Vol. 55 No. 2 (2017): Word Combinations: phenomena, methods of extraction, tools
Articles

How to harvest Word Combinations from corpora: Methods, evaluation and perspectives

Alessandro Lenci
CoLing Lab, Dipartimento di Filologia, Letteratura e Linguistica
Francesca Masini
Dipartimento di Lingue, Letterature e Culture Moderne Università di Bologna
Malvina Nissim
Faculty of Arts University of Groningen
Sara Castagnoli
Dipartimento di Scienze della Formazione, dei Beni Cultirali e del Turismo Università di Macerata
Gianluca E. Lebani
CoLing Lab, Dipartimento di Filologia, Letteratura e Linguistica Università di Pisa
Lucia C. Passaro
CoLing Lab, Dipartimento di Filologia, Letteratura e Linguistica Università di Pisa
Marco S.G. Senaldi
Laboratorio di Linguistica “G. Nencioni” Scuola Normale Superiore di Pisa

Published 2018-02-02

Keywords

  • word combinations,
  • computational methods,
  • idiomatic expressions

Abstract

This paper reports on work, carried out in the framework of the CombiNet project, focusing on the automatic extraction of word combinations from large corpora, with a view to represent the full distributional profile of selected lemmas.
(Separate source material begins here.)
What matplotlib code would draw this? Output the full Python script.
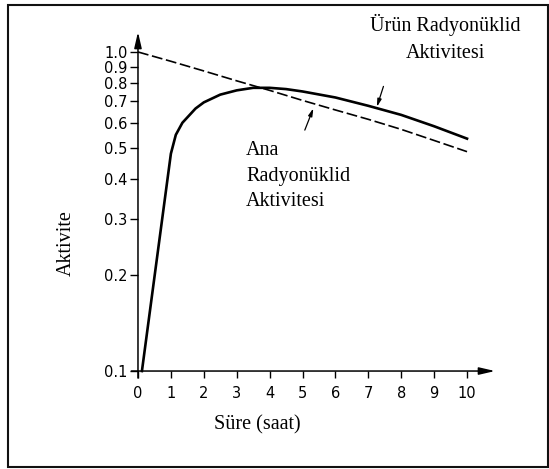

We describe two extraction methods, based on part-of-speech sequences (P-method) and syntactic patterns (S-method), respectively, evaluating their performance – contrastively, and with reference to external benchmarks – and discussing the relevance of automatic knowledge acquisition for lexicographic purposes. Our results indicate that both approaches provide valuable data and confirm previous claims that P-methods and S-methods are largely complementary, as they tend to retrieve different types of word combinations. In the second part of the paper, we present SYMPAThy, a data representation format devised to fruitfully merge the two methods by leveraging their respective points of strength. In order to explore SYMPAThy’s potentialities, a preliminary investigation on a small set of Italian idioms, and specifically their degree of fixedness/productivity, is also described.